Correlated Issues

relationships of coercion handstyle

Some of the key issues that often correlate, coincide, or are caused by the elements of "Relationships of Coercion" in a cooperative are as follows -

COOPERATIVE CULTURE

Culture within a cooperative can be a balm to the impacts of unavoidable coercive relationships; it can also be harmfully shaped and defined by those same relationships. It is hard to know how the requirements of relationships with government and funders impact a given cooperative’s culture and potential, as much of the structural or procedural dictates are imposed upon the cooperative from the outset (e.g. Board of Directors required to incorporate). Still further, these kinds of structural or systemic mandates are so widespread throughout the world, it can be hard to imagine what else is possible. More generally, any form of outside control in a cooperative – be it funding conditions or restrictions on membership – degrades the Cooperative Identity of a group. Within youth cooperatives, this is especially damaging, as it can be the first interaction a young person has with what they think is cooperative culture, which may lead them to either reject cooperativism or embrace and propagate a corrupted version. For those coercive cooperative-to-cooperative relationships, this is especially troubling and negatively impactful on the cooperative culture of both the coopyouth organizations and the often older cooperative institution exercising paternalistic control. These kinds of relationships poison and weaken the defining culture of the Cooperative Movement. Self-determination is a requisite for strong cooperative culture.

CAPITAL

One of the most common corrupting mechanisms in cooperatives and organizations of all kinds is nearly any relationship undertaken to secure capital necessary for operation. While the conditions placed on borrowing or accepting capital from another person or organization - such as changing structures or practices to reflect the wishes of the party providing capitals - may be considered normal or conventional, they constitute an integrity degrading form of external control within cooperatives for which autonomy is both a Principle and a necessity. As a result, how and whence capital is acquired largely determines the extent to which a cooperative must engage in coercive relationships.

STRUCTURE & PARTICIPATION

Multiple cooperatives specifically noted how government and funders have dictated some aspect of how they structure and operate their cooperatives.

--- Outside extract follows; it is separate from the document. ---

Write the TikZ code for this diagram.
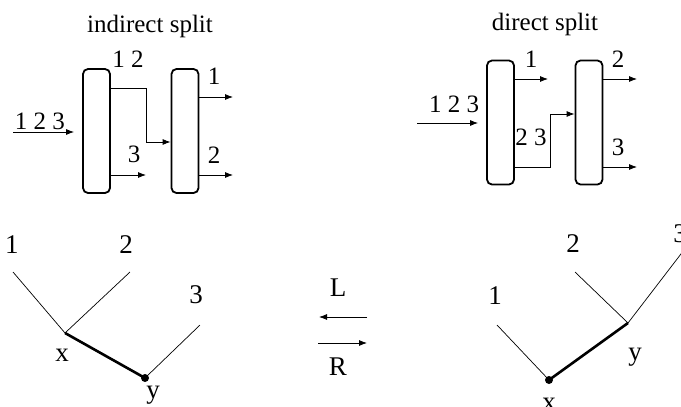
\documentclass[tikz,border=0pt]{standalone}
\usepackage{fontspec}
\setmainfont{Liberation Serif}
\usetikzlibrary{arrows.meta,positioning,calc}

\begin{document}
\begin{tikzpicture}[x=1pt,y=-1pt,
	column/.style={draw,line width=1.8pt,rounded corners=5pt,
		minimum width=27pt,minimum height=124pt,inner sep=0pt},
	flow/.style={line width=0.8pt,-{Latex[length=8pt,width=6pt]}},
	lbl/.style={font=\fontsize{25}{30}\selectfont,anchor=base,inner sep=0pt},
	ttl/.style={font=\fontsize{25}{30}\selectfont,anchor=base,inner sep=0pt},
	tlbl/.style={font=\fontsize{27}{32}\selectfont,anchor=base,inner sep=0pt},
	branch/.style={line width=0.7pt},
	cut/.style={line width=2.6pt}]
		
		\useasboundingbox
		(0,0)
		rectangle
		(681,407);
		
		% indirect split
		\node[ttl] (ttlA) at (150,32)
		{indirect split};
		
		\node[column] (colA1) at (96.5,131) {};
		\node[column] (colA2) at (185,131) {};
		
		\coordinate (inA) at (13,132);
		\coordinate (topA) at (146,88);
		\coordinate (bendA) at (146,142);
		\coordinate (outA3) at (146,175);
		\coordinate (outA1) at (233,97);
		\coordinate (outA2) at (233,175);
		
		\draw[flow]
		(inA)
		--
		([xshift=-8pt]colA1.west |- inA);
		
		\draw[flow]
		(colA1.east |- topA)
		-- (topA)
		-- (bendA)
		-- (colA2.west |- bendA);
		
		\draw[flow]
		(colA1.east |- outA3)
		-- (outA3);
		
		\draw[flow]
		(colA2.east |- outA1)
		-- (outA1);
		
		\draw[flow]
		(colA2.east |- outA2)
		-- (outA2);
		
		\node[lbl] (fA) at (40,129) {1 2 3};
		\node[lbl] (tA) at (128,67) {1 2};
		\node[lbl] (bA) at (134,162) {3};
		\node[lbl] (pA1) at (214,84) {1};
		\node[lbl] (pA2) at (214,163) {2};
		
		% direct split
		\node[ttl] (ttlB) at (545,30)
		{direct split};
		
		\node[column] (colB1) at (500.5,122.5) {};
		\node[column] (colB2) at (589,122.5) {};
		
		\coordinate (inB) at (417,123);
		\coordinate (outB1) at (548,79);
		\coordinate (botB) at (550,167);
		\coordinate (bendB) at (550,114);
		\coordinate (outB2) at (637,79);
		\coordinate (outB3) at (637,167);
		
		\draw[flow]
		(inB)
		--
		([xshift=-8pt]colB1.west |- inB);
		
		\draw[flow]
		(colB1.east |- outB1)
		-- (outB1);
		
		\draw[flow]
		(colB1.east |- botB)
		-- (botB)
		-- (bendB)
		-- (colB2.west |- bendB);
		
		\draw[flow]
		(colB2.east |- outB2)
		-- (outB2);
		
		\draw[flow]
		(colB2.east |- outB3)
		-- (outB3);
		
		\node[lbl] (fB) at (454,112) {1 2 3};
		\node[lbl] (tB) at (531,67) {1};
		\node[lbl] (bB) at (531,145) {2 3};
		\node[lbl] (pB2) at (618,67) {2};
		\node[lbl] (pB3) at (618,155) {3};
		
		% left tree
		\coordinate (xA) at (65,333);
		\coordinate (yA) at (145,378);
		\coordinate (leafA1) at (13,272);
		\coordinate (leafA2) at (130,272);
		\coordinate (leafA3) at (200,325);
		
		\draw[branch] (leafA1) -- (xA);
		\draw[branch] (leafA2) -- (xA);
		\draw[branch] (leafA3) -- (yA);
		\draw[cut] (xA) -- (yA);
		\fill (yA) circle (4pt);
		
		\node[tlbl] at (12,253) {1};
		\node[tlbl] at (126,253) {2};
		\node[tlbl] at (196,303) {3};
		\node[tlbl] at (62,361) {x};
		\node[tlbl] at (153,398) {y};
		
		% moves
		\coordinate (lR) at (367,317);
		\coordinate (lL) at (319,317);
		\coordinate (rL) at (318,343);
		\coordinate (rR) at (367,343);
		
		\draw[flow] (lR) -- (lL);
		\draw[flow] (rL) -- (rR);
		
		\node[tlbl] (mL) at (338,296) {L};
		\node[tlbl] (mR) at (338,375) {R};
		
		% right tree
		\coordinate (xB) at (549,380);
		\coordinate (yB) at (628,323);
		\coordinate (leafB1) at (497,325);
		\coordinate (leafB2) at (575,272);
		\coordinate (leafB3) at (684,250);
		
		\draw[branch] (leafB1) -- (xB);
		\draw[branch] (leafB2) -- (yB);
		\draw[branch] (leafB3) -- (yB);
		\draw[cut] (xB) -- (yB);
		\fill (xB) circle (4pt);
		
		\node[tlbl] at (495,304) {1};
		\node[tlbl] at (573,252) {2};
		\node[tlbl] at (680,242) {3};
		\node[tlbl] at (549,410) {x};
		\node[tlbl] at (635,360) {y};
		
	\end{tikzpicture}
\end{document}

Many, if not most or all, of the cooperatives interviewed have likely been compelled to structure or shape their cooperative in some way, but did not choose to make special note of it as it has been so normalized and accepted within society. Specifically, many cooperatives automatically adopt a Board of Directors, given its ubiquitousness throughout conventional business and cooperative enterprises, despite them not being at all inherent to the Cooperative Identity. This kind of structural assumption can be understood through the lens of “business ontology” that plagues the Cooperative Movement and is explained in more detail in the “Words Mean Things” section “Dirty Words,” in the longform version of the toolkit. Youth have demonstrated considerable ingenuity in designing and operating their cooperatives, in spite of outside influences. It is worth considering what coopyouth could imagine and manifest without such coercive interventions.